Excommunicated Brazilian obstetrician fights for women’s right to abort Zika babies

Miriam Araujo caresses Lucas, her 4-months old child born with microcephaly as he sleeps on a hammock inside their house, in Sao Jose dos Cordeiros

Miriam Araujo, 25, caresses Lucas, her 4-months old child born with microcephaly as he sleeps on a hammock inside their house, in Sao Jose dos Cordeiros, Brazil February 16, 2016. Picture taken on February 16, 2016. REUTERS/Ricardo Moraes – RTX287P8

Source: RNS

RIO DE JANEIRO (RNS) Dr. Olimpio Moraes is used to being at the center of controversy. He’s been excommunicated twice by Brazil’s Roman Catholic Church for actively supporting abortion.

Recently, the obstetrician has thrown his weight behind a civil rights campaign preparing to launch a legal challenge for the rights of pregnant women to abort fetuses with the Zika virus-linked microcephaly.

The pro-abortion lobby has won support from Católicas Direito de Decidir (Catholic’s Right to Decide) a nongovernmental Sao Paulo-based women’s organization. This week it called on its 33,000 Facebook members to “take to the streets” on March 8, International Women’s Day, to protest and raise awareness of the need to protect women in a country where abortion is a crime.

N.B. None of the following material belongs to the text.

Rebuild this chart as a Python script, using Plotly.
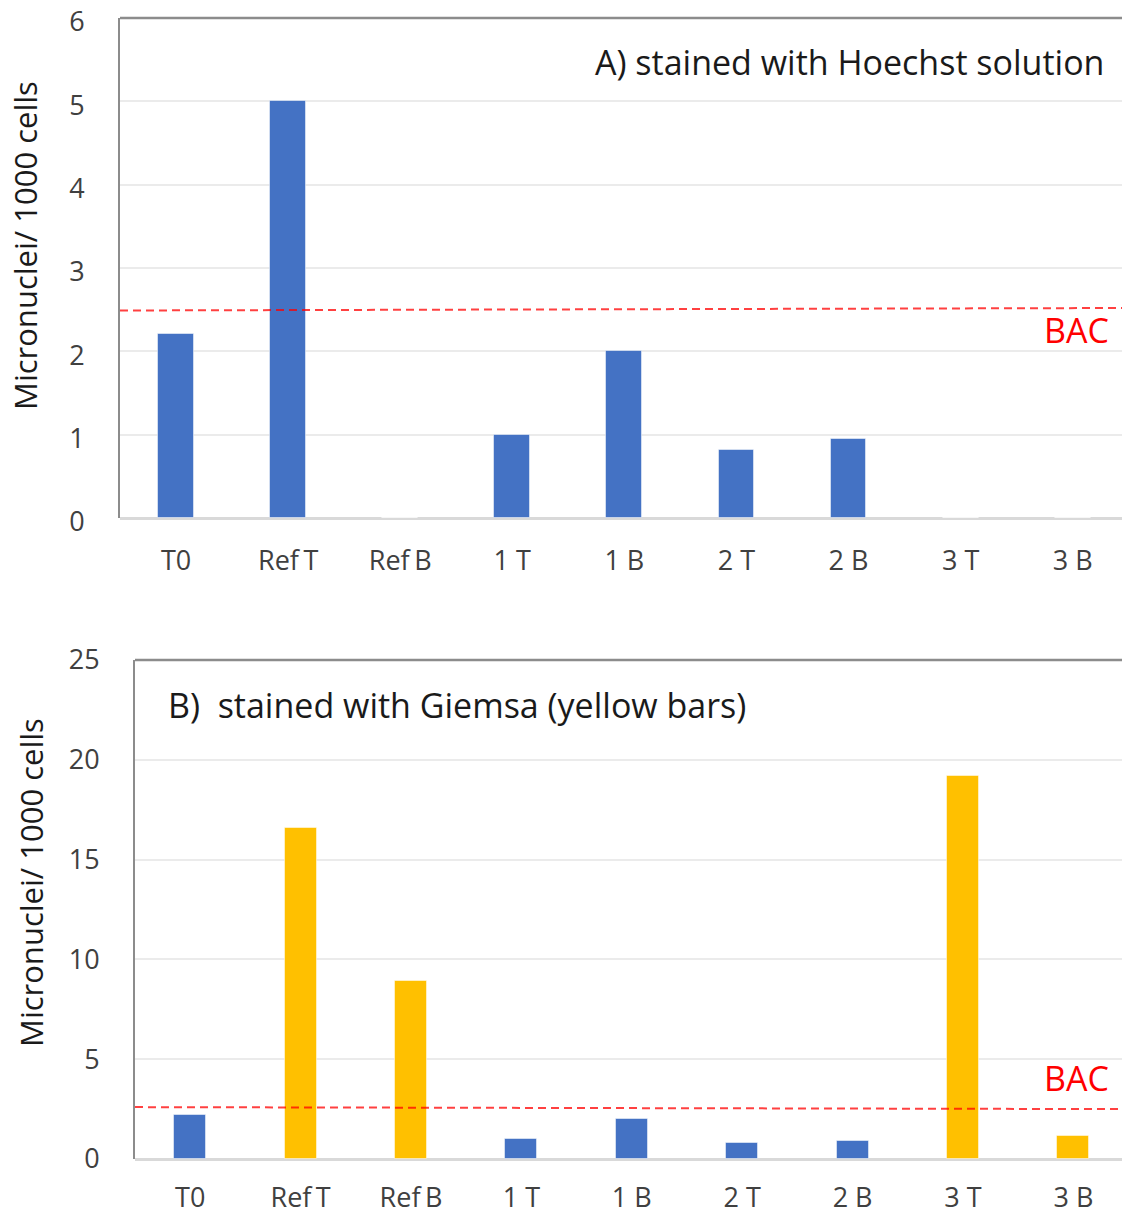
import plotly.graph_objects as go

categories = ["T0", "Ref\u2009T", "Ref\u2009B", "1 T", "1 B", "2 T", "2 B", "3 T", "3 B"]

# Panel A (Hoechst)
hoechst_values = [2.21, 5.0, 0, 1.0, 2.0, 0.82, 0.95, 0, 0]
# Panel B (Giemsa, yellow) values and which bars are yellow
giemsa_values = [2.2, 16.6, 8.9, 1.0, 2.0, 0.82, 0.9, 19.2, 1.15]
giemsa_is_yellow = [False, True, True, False, False, False, False, True, True]

bac_top = (2.49, 2.52)     # BAC line start/end in panel A
bac_bottom = (2.6, 2.5)    # BAC line start/end in panel B

yticks_top = [0, 1, 2, 3, 4, 5, 6]
yticks_bottom = [0, 5, 10, 15, 20, 25]

BLUE = "#4472C4"
YELLOW = "#FFC000"
FONT = "Open Sans"
W, H = 1122, 1216

def px_x(p):
    return p / W

def px_y(p):
    return 1 - p / H

fig = go.Figure()

fig.add_trace(go.Bar(
    x=categories, y=hoechst_values, xaxis="x", yaxis="y",
    marker=dict(color=BLUE, line=dict(color="rgba(255,255,255,0.5)", width=1)),
    width=0.32, showlegend=False,
))

fig.add_trace(go.Bar(
    x=categories, y=giemsa_values, xaxis="x2", yaxis="y2",
    marker=dict(color=[YELLOW if f else BLUE for f in giemsa_is_yellow],
                line=dict(color="rgba(255,255,255,0.5)", width=1)),
    width=0.29, showlegend=False,
))

tickfont = dict(family=FONT, size=27, color="#404040")

common_x = dict(type="category", showgrid=False, showline=False, zeroline=False,
                ticks="", tickfont=tickfont, automargin=False,
                ticklabeloverflow="allow",
                range=[-0.5, 8.44], fixedrange=True)
common_y = dict(showgrid=True, gridcolor="#EBEBEB", gridwidth=2,
                zeroline=True, zerolinecolor="#D9D9D9", zerolinewidth=3,
                showline=True, linecolor="#8C8C8C", linewidth=2, automargin=False,
                ticklabeloverflow="allow",
                ticks="", tickfont=tickfont, ticklabelstandoff=28)

fig.update_layout(
    width=W, height=H,
    margin=dict(l=0, r=0, t=0, b=0),
    paper_bgcolor="white", plot_bgcolor="white",
    bargap=0,
    xaxis=dict(domain=[px_x(120), 1], anchor="y", ticklabelstandoff=24, **common_x),
    yaxis=dict(domain=[px_y(518), px_y(18)], anchor="x", range=[0, 6],
               tickvals=yticks_top, ticklabelshift=4, **common_y),
    xaxis2=dict(domain=[px_x(135), 1], anchor="y2", ticklabelstandoff=20, **common_x),
    yaxis2=dict(domain=[px_y(1159), px_y(660)], anchor="x2", range=[0, 25],
                tickvals=yticks_bottom, **common_y),
)

# top border lines
for xr, yr in [("x domain", "y domain"), ("x2 domain", "y2 domain")]:
    fig.add_shape(type="line", xref=xr, yref=yr, x0=0, x1=1, y0=1, y1=1,
                  line=dict(color="#8C8C8C", width=2.5), layer="above")

# BAC lines
bac_line = dict(color="rgba(255,0,0,0.75)", width=2, dash="8px,5px")
fig.add_shape(type="line", xref="x domain", yref="y", x0=0, x1=1,
              y0=bac_top[0], y1=bac_top[1], line=bac_line, layer="above")
fig.add_shape(type="line", xref="x2 domain", yref="y2", x0=0, x1=1,
              y0=bac_bottom[0], y1=bac_bottom[1], line=bac_line, layer="above")

# BAC labels
for ypix in (330, 1078):
    fig.add_annotation(xref="paper", yref="paper", x=px_x(1111), y=px_y(ypix),
                       xanchor="right", yanchor="middle", text="BAC", showarrow=False,
                       font=dict(family=FONT, size=34, color="#FF0000"))

# panel titles
fig.add_annotation(xref="paper", yref="paper", x=px_x(1106), y=px_y(62),
                   xanchor="right", yanchor="middle",
                   text="A) stained with Hoechst solution", showarrow=False,
                   font=dict(family=FONT, size=34, color="#1A1A1A"))
fig.add_annotation(xref="paper", yref="paper", x=px_x(166), y=px_y(705),
                   xanchor="left", yanchor="middle",
                   text="B)\u00a0 stained with Giemsa (yellow bars)", showarrow=False,
                   font=dict(family=FONT, size=34, color="#1A1A1A"))

# y-axis titles
fig.add_annotation(xref="paper", yref="paper", x=px_x(25), y=px_y(246),
                   xanchor="center", yanchor="middle", textangle=-90,
                   text="Micronuclei/ 1000 cells", showarrow=False,
                   font=dict(family=FONT, size=31, color="#1A1A1A"))
fig.add_annotation(xref="paper", yref="paper", x=px_x(31), y=px_y(883),
                   xanchor="center", yanchor="middle", textangle=-90,
                   text="Micronuclei/ 1000 cells", showarrow=False,
                   font=dict(family=FONT, size=31, color="#1A1A1A"))

fig.write_html("out.html")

When Moraes was excommunicated, he had been a practicing Catholic. The first time, in 2006, the church said it was censuring him for promoting the distribution of the morning-after pill during Carnival, the period of public revelry the week before Lent in Roman Catholic countries.

Three years later, the church condemned him for performing an abortion on a 9-year-old girl who was raped by her stepfather and impregnated with twins. The church also excommunicated the girl’s mother but not the rapist.

Legislation in most Latin American nations allows for termination of a pregnancy in cases of rape; when a woman’s life is in danger; and in cases of anencephaly, where a baby develops without a brain.

Dr Olimipo Moraes, obstetrician and director of the Amaury de Medeiros Center for Integrated Health Care (Cisam) in Recife, Pernambuco. Photo courtesy of Dr Olimipo Moraes

Moraes, 54,  is consulting the pro-abortion camp and said he now rarely goes to church and has lost his faith.

“My exclusion meant I could not participate in religious sacraments,” he said. “Instead it has led me to question eternal life and whether there is a God. My medical commitment has always been about having compassion, understanding suffering and showing respect for a woman’s right to choose what happens to her body.”

His wife and three children continue to be practicing Catholics.

Brazil is grappling with unprecedented levels of babies born with the serious birth defect that stunts the normal growth of a fetus’s head and brain during the early stages of development and causes neurological abnormalities and developmental delays.